═══ Records supplied

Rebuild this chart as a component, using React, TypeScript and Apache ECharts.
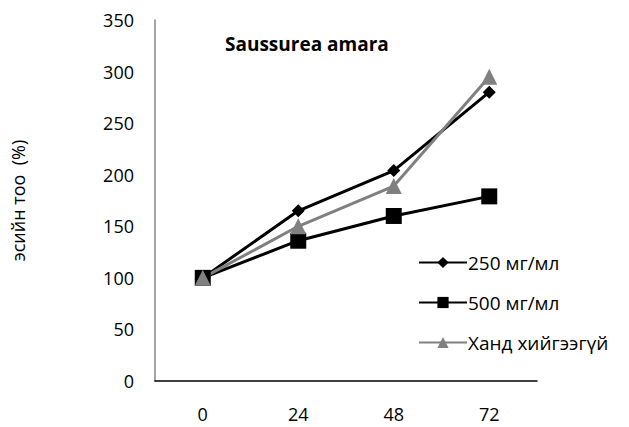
import React, { useEffect, useRef } from "react";
import * as echarts from "echarts";

const categories = ["0", "24", "48", "72"];
const s250 = [100, 165, 204, 280];
const s500 = [100, 136, 160, 179];
const control = [100, 150, 189, 295];
const seriesNames = ["250 мг/мл", "500 мг/мл", "Ханд хийгээгүй"];
const yTicks = { min: 0, max: 350, interval: 50 };

const FONT = "'Open Sans', 'Noto Sans', sans-serif";

export default function App() {
  const ref = useRef<HTMLDivElement>(null);
  useEffect(() => {
    if (!ref.current) return;
    const chart = echarts.init(ref.current, undefined, { renderer: "svg" });
    chart.setOption({
      animation: false,
      backgroundColor: "#ffffff",
      title: {
        text: "Saussurea amara",
        left: 220,
        top: 29,
        textStyle: { fontFamily: FONT, fontSize: 19, fontWeight: "bold", color: "#000" },
      },
      grid: { left: 155, right: 92, top: 20, bottom: 46 },
      legend: {
        orient: "vertical",
        left: 413,
        top: 248,
        itemWidth: 48,
        itemHeight: 14,
        itemGap: 21,
        textStyle: { fontFamily: FONT, fontSize: 19, color: "#000", padding: [0, 0, 0, -4] },
        data: seriesNames,
      },
      xAxis: {
        type: "category",
        data: categories,
        boundaryGap: true,
        axisLine: { lineStyle: { color: "#000", width: 1.5 } },
        axisTick: { show: false },
        axisLabel: { fontFamily: FONT, fontSize: 18, color: "#000", margin: 24 },
        splitLine: { show: false },
      },
      yAxis: {
        type: "value",
        min: yTicks.min,
        max: yTicks.max,
        interval: yTicks.interval,
        name: "эсийн тоо  (%)",
        nameLocation: "middle",
        nameGap: 128,
        nameRotate: 90,
        nameTextStyle: { fontFamily: FONT, fontSize: 18, color: "#000" },
        axisLine: { show: true, lineStyle: { color: "#868686", width: 1.5 } },
        axisTick: { show: false },
        axisLabel: { fontFamily: FONT, fontSize: 18, color: "#000", margin: 21 },
        splitLine: { show: false },
      },
      series: [
        {
          name: seriesNames[0],
          type: "line",
          data: s250,
          symbol: "diamond",
          symbolSize: 13,
          lineStyle: { color: "#000", width: 3 },
          itemStyle: { color: "#000" },
        },
        {
          name: seriesNames[1],
          type: "line",
          data: s500,
          symbol: "rect",
          symbolSize: 16,
          lineStyle: { color: "#000", width: 3 },
          itemStyle: { color: "#000" },
        },
        {
          name: seriesNames[2],
          type: "line",
          data: control,
          symbol: "triangle",
          symbolSize: 16,
          lineStyle: { color: "#808080", width: 3 },
          itemStyle: { color: "#808080" },
        },
      ],
    });
    return () => chart.dispose();
  }, []);
  return <div ref={ref} style={{ width: 629, height: 427, position: "absolute", left: 0, top: 0 }} />;
}
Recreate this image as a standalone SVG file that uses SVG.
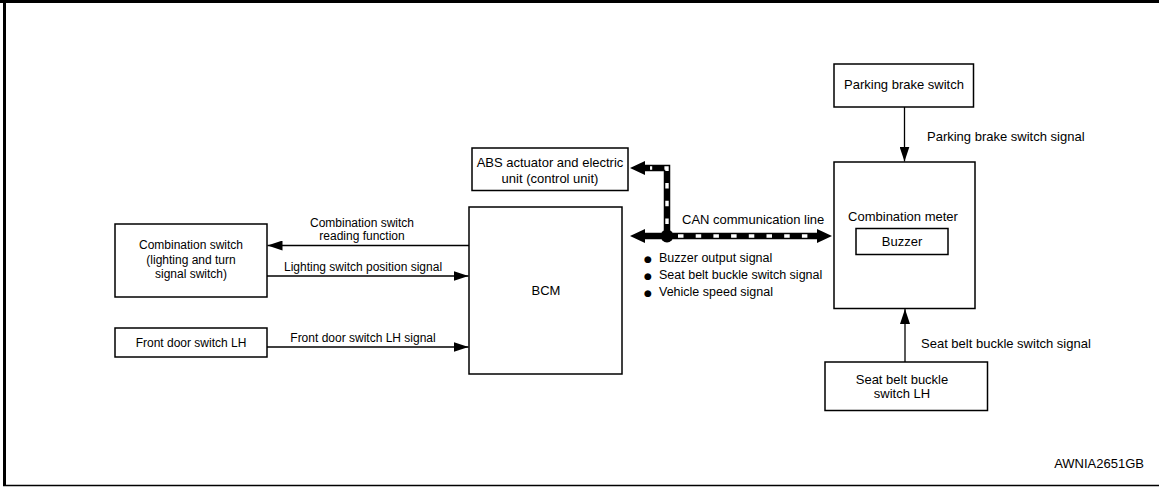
<svg xmlns="http://www.w3.org/2000/svg" width="1159" height="488" viewBox="0 0 1159 488">
<style>
  .box{fill:#fff;stroke:#000;stroke-width:1.5}
  .t12{font-family:"Liberation Sans",Arial,sans-serif;font-size:12px;fill:#000}
  .t13{font-family:"Liberation Sans",Arial,sans-serif;font-size:13px;fill:#000}
  .mid{text-anchor:middle}
  .thin{stroke:#000;stroke-width:1.3;fill:none}
  .can{stroke:#000;stroke-width:6.5;fill:none}
  .canw{stroke:#fff;stroke-width:3.4;fill:none;stroke-dasharray:5.5 12.2}
  .bul{font-family:"DejaVu Sans",sans-serif;font-size:9px}
</style>
<defs>
  <marker id="ah" markerUnits="userSpaceOnUse" markerWidth="16" markerHeight="10" refX="15" refY="5" orient="auto">
    <path d="M0,0 L15,5 L0,10 z" fill="#000"/>
  </marker>
  <marker id="bh" markerUnits="userSpaceOnUse" markerWidth="16" markerHeight="14" refX="0" refY="7" orient="auto">
    <path d="M0,0 L15,7 L0,14 z" fill="#000"/>
  </marker>
</defs>

<!-- frame -->
<rect x="0" y="0" width="1159" height="3" fill="#000"/>
<rect x="3" y="0" width="3" height="486" fill="#000"/>
<line x1="3" y1="485.5" x2="1159" y2="485.5" stroke="#000" stroke-width="1.5"/>

<g id="combination-switch">
  <rect class="box" x="115" y="224" width="152" height="73"/>
  <text class="t12 mid" x="191" y="249">Combination switch</text>
  <text class="t12 mid" x="191" y="263.5">(lighting and turn</text>
  <text class="t12 mid" x="191" y="278">signal switch)</text>
</g>
<g id="front-door-switch">
  <rect class="box" x="115" y="328" width="152" height="29"/>
  <text class="t12 mid" x="191" y="346.5">Front door switch LH</text>
</g>
<g id="abs">
  <rect class="box" x="472" y="148" width="156" height="42.5"/>
  <text class="t13 mid" x="550" y="167">ABS actuator and electric</text>
  <text class="t13 mid" x="550" y="183">unit (control unit)</text>
</g>
<g id="bcm">
  <rect class="box" x="469" y="207" width="153" height="167"/>
  <text class="t13 mid" x="546" y="295">BCM</text>
</g>
<g id="parking-brake-switch">
  <rect class="box" x="834" y="64" width="139.5" height="43"/>
  <text class="t13 mid" x="904" y="89">Parking brake switch</text>
</g>
<g id="combination-meter">
  <rect class="box" x="834" y="162" width="141" height="146.5"/>
  <text class="t13 mid" x="903" y="221">Combination meter</text>
  <g id="buzzer">
    <rect class="box" x="856" y="228.5" width="92" height="26"/>
    <text class="t13 mid" x="902" y="246">Buzzer</text>
  </g>
</g>
<g id="seat-belt-switch">
  <rect class="box" x="825" y="362" width="162.5" height="48.5"/>
  <text class="t13 mid" x="902" y="383.5">Seat belt buckle</text>
  <text class="t13 mid" x="902" y="398">switch LH</text>
</g>

<g id="connectors">
  <line class="thin" x1="469" y1="245.5" x2="267.5" y2="245.5" marker-end="url(#ah)"/>
  <line class="thin" x1="267" y1="276" x2="468.5" y2="276" marker-end="url(#ah)"/>
  <line class="thin" x1="267" y1="347" x2="468.5" y2="347" marker-end="url(#ah)"/>
  <line class="thin" x1="904.5" y1="107" x2="904.5" y2="161.5" marker-end="url(#ah)"/>
  <line class="thin" x1="905" y1="362" x2="905" y2="309" marker-end="url(#ah)"/>

  <!-- CAN line -->
  <path class="can" d="M667,236 L667,168 L645,168" marker-end="url(#bh)"/>
  <path class="canw" d="M667,224 L667,168 L650,168"/>
  <line class="can" x1="667" y1="236" x2="645" y2="236" marker-end="url(#bh)"/>
  <line class="can" x1="667" y1="236" x2="817" y2="236" marker-end="url(#bh)"/>
  <line class="canw" x1="678" y1="236" x2="815" y2="236"/>
  <circle cx="667" cy="236" r="6.5" fill="#000"/>

  <text class="t12 mid" x="362" y="227">Combination switch</text>
  <text class="t12 mid" x="362" y="240">reading function</text>
  <text class="t12 mid" x="363" y="271">Lighting switch position signal</text>
  <text class="t12 mid" x="363" y="341.5">Front door switch LH signal</text>
  <text class="t13" x="682" y="224">CAN communication line</text>
  <text class="t13" x="927" y="140.5">Parking brake switch signal</text>
  <text class="t13" x="921" y="347.5">Seat belt buckle switch signal</text>
  <text class="t12" x="644" y="262"><tspan class="bul" dy="-0.5">●</tspan><tspan x="659" dy="0.5" font-size="12.5">Buzzer output signal</tspan></text>
  <text class="t12" x="644" y="279"><tspan class="bul" dy="-0.5">●</tspan><tspan x="659" dy="0.5" font-size="12.5">Seat belt buckle switch signal</tspan></text>
  <text class="t12" x="644" y="296"><tspan class="bul" dy="-0.5">●</tspan><tspan x="659" dy="0.5" font-size="12.5">Vehicle speed signal</tspan></text>
</g>

<text class="t13" x="1144" y="467.5" text-anchor="end">AWNIA2651GB</text>
</svg>
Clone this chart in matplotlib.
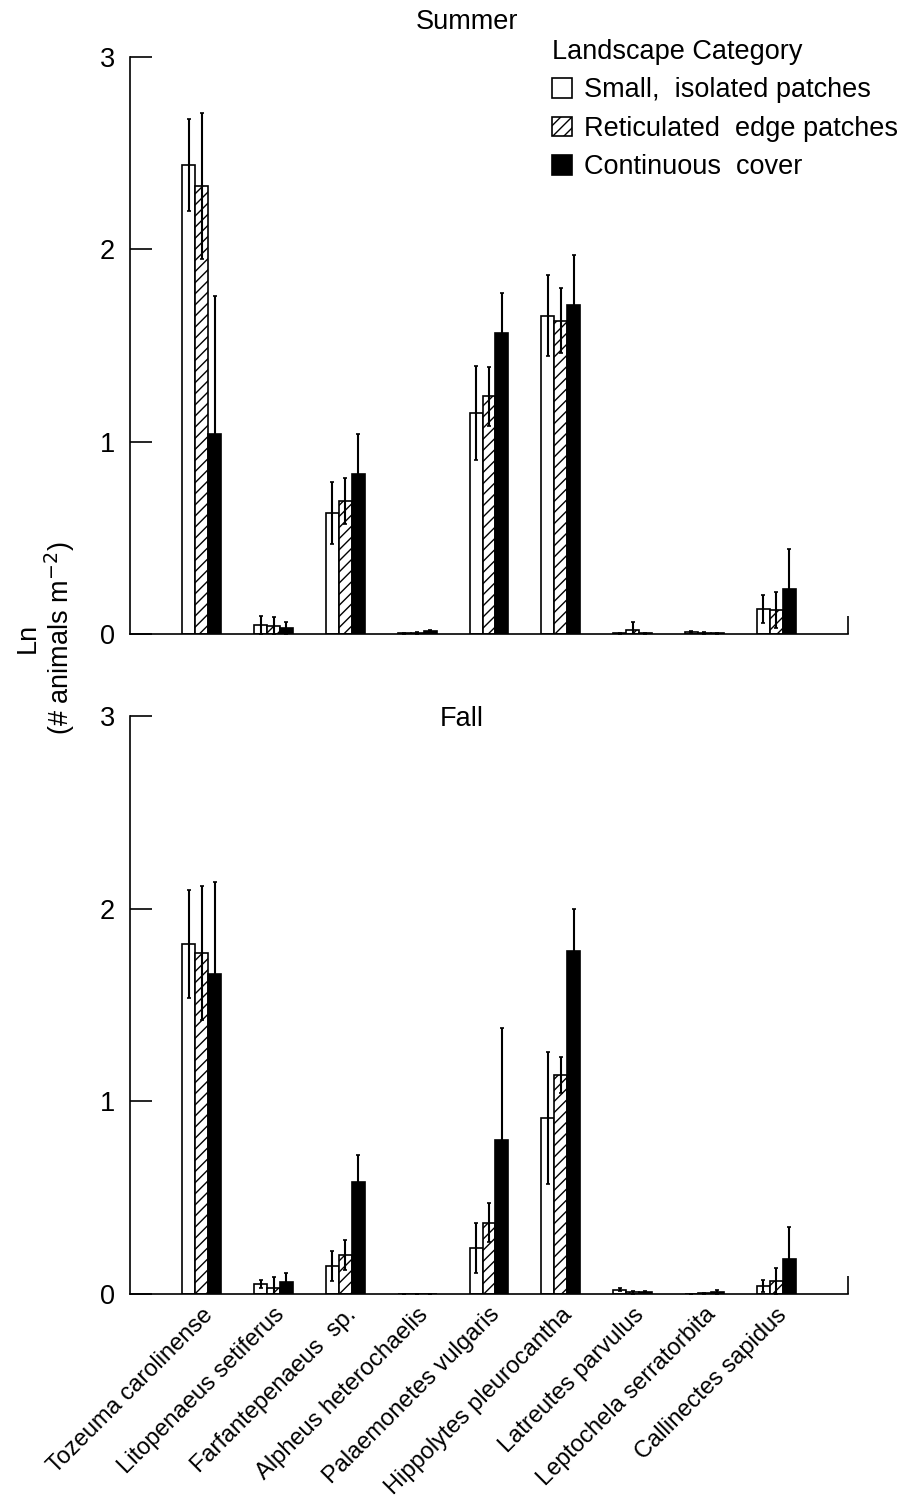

══════

Written exercise: Check the records above line by line and tally those holding the string "this". Answer with the number only.

Task answer: 3